Dockerfile strategies for Git

41,705

Solution 1

From Ryan Baumann's blog post “Git strategies for Docker”

There are different strategies for getting your Git source code into a Docker build. Many of these have different ways of interacting with Docker’s caching mechanisms, and may be more or less appropriately suited to your project and how you intend to use Docker.

RUN git clone

If you’re like me, this is the approach that first springs to mind when you see the commands available to you in a Dockerfile. The trouble with this is that it can interact in several unintuitive ways with Docker’s build caching mechanisms. For example, if you make an update to your git repository, and then re-run the docker build which has a RUN git clone command, you may or may not get the new commit(s) depending on if the preceding Dockerfile commands have invalidated the cache.

One way to get around this is to use docker build --no-cache, but then if there are any time-intensive commands preceding the clone they’ll have to run again too.

Another issue is that you (or someone you’ve distributed your Dockerfile to) may unexpectedly come back to a broken build later on when the upstream git repository updates.

A two-birds-one-stone approach to this while still using RUN git clone is to put it on one line1 with a specific revision checkout, e.g.:

RUN git clone https://github.com/example/example.git && cd example && git checkout 0123abcdef

Then updating the revision to check out in the Dockerfile will invalidate the cache at that line and cause the clone/checkout to run.

One possible drawback to this approach in general is that you have to have git installed in your container.

RUN curl or ADD a tag/commit tarball URL

This avoids having to have git installed in your container environment, and can benefit from being explicit about when the cache will break (i.e. if the tag/revision is part of the URL, that URL change will bust the cache). Note that if you use the Dockerfile ADD command to copy from a remote URL, the file will be downloaded every time you run the build, and the HTTP Last-Modified header will also be used to invalidate the cache.

You can see this approach used in the golang Dockerfile.

Git submodules inside Dockerfile repository

If you keep your Dockerfile and Docker build in a separate repository from your source code, or your Docker build requires multiple source repositories, using git submodules (or git subtrees) in this repository may be a valid way to get your source repos into your build context. This avoids some concerns with Docker caching and upstream updating, as you lock the upstream revision in your submodule/subtree specification. Updating them will break your Docker cache as it changes the build context.

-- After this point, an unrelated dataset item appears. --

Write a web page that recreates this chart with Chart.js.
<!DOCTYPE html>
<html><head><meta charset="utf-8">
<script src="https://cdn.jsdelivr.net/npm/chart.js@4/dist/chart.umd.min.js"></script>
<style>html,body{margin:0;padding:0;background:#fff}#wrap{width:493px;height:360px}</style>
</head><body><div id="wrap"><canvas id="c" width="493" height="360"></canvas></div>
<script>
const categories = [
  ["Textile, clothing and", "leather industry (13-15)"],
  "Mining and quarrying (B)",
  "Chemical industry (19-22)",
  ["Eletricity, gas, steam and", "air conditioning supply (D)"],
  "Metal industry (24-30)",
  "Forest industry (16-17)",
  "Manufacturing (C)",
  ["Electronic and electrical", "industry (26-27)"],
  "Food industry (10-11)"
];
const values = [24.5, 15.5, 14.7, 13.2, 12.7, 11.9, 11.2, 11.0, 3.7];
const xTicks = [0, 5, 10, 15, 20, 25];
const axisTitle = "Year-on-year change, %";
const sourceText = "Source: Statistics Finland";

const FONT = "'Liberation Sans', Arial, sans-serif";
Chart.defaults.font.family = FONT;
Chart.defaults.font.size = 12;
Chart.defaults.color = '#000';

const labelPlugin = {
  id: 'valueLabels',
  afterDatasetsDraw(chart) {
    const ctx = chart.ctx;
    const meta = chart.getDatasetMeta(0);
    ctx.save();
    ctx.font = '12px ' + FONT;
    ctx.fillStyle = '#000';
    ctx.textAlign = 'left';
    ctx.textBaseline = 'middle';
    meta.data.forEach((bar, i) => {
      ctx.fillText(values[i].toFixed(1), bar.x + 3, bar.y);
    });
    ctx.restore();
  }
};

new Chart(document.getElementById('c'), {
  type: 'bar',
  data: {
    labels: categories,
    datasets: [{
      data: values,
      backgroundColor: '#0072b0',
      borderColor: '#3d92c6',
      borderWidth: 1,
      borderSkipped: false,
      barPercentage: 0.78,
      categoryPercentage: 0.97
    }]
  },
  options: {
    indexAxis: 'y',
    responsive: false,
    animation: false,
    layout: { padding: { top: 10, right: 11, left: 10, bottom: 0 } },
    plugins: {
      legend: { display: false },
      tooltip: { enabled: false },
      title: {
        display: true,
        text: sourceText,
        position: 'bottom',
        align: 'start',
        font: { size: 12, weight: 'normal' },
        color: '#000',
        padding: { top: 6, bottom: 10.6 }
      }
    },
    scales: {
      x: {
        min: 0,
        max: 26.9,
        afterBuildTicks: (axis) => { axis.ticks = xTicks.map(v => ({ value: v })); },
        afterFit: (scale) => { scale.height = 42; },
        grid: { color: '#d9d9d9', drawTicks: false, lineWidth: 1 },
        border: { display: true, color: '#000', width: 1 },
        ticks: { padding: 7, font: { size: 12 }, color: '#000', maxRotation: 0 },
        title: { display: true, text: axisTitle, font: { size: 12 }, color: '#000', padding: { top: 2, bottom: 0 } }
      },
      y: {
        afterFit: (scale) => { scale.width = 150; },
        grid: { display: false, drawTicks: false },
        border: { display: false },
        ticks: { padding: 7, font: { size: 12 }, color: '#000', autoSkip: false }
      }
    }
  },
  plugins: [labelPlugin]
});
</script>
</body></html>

Note that this only gets the files into your Docker build context, you still need to use ADD commands in your Dockerfile to copy those paths to where you expect them in the container.

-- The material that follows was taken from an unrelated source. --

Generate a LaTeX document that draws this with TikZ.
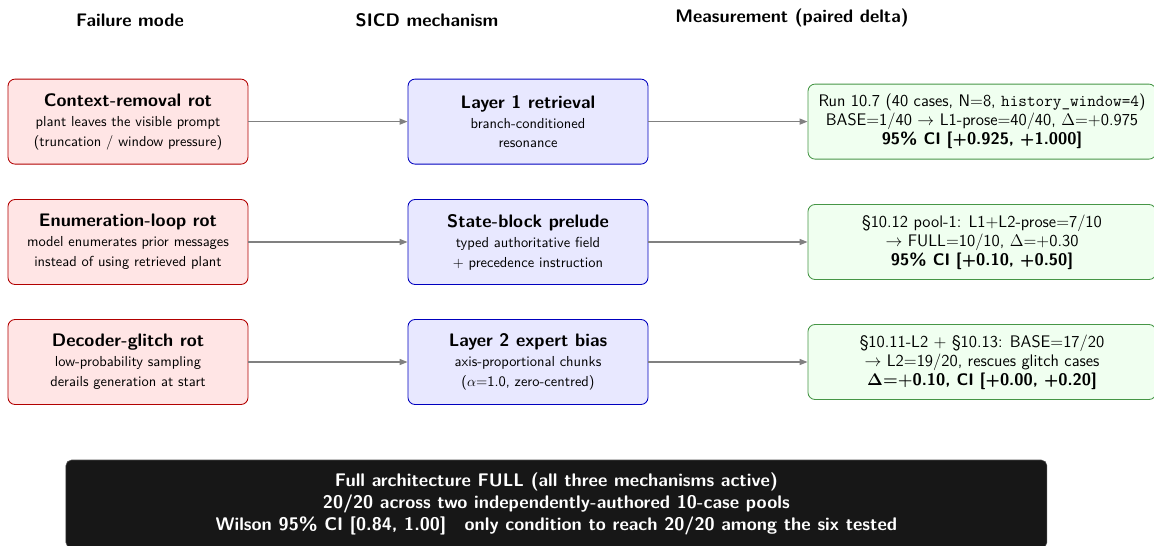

You can see this approach used in the here

Dockerfile inside git repository

Here, you just have your Dockerfile in the same git repository alongside the code you want to build/test/deploy, so it automatically gets sent as part of the build context, so you can e.g. ADD . /project to copy the context into the container. The advantage to this is that you can test changes without having to potentially commit/push them to get them into a test docker build; the disadvantage is that every time you modify any files in your working directory it will invalidate the cache at the ADD command. Sending the build context for a large source/data directory can also be time-consuming. So if you use this approach, you may also want to make judicious use of the .dockerignore file, including doing things like ignoring everything in your .gitignore and possibly the .git directory itself.

Volume mapping

If you’re using Docker to set up a dev/test environment that you want to share among a wide variety of source repos on your host machine, mounting a host directory as a data volume may be a viable strategy. This gives you the ability to specify which directories you want to include at docker run-time, and avoids concerns about docker build caching, but none of this will be shared among other users of your Dockerfile or container image.

Solution 2

You have generally two approaches:

  • referencing a vault where you get your secret data necessary to access what you need to put in your image (here, your ssh keys to access your private repo)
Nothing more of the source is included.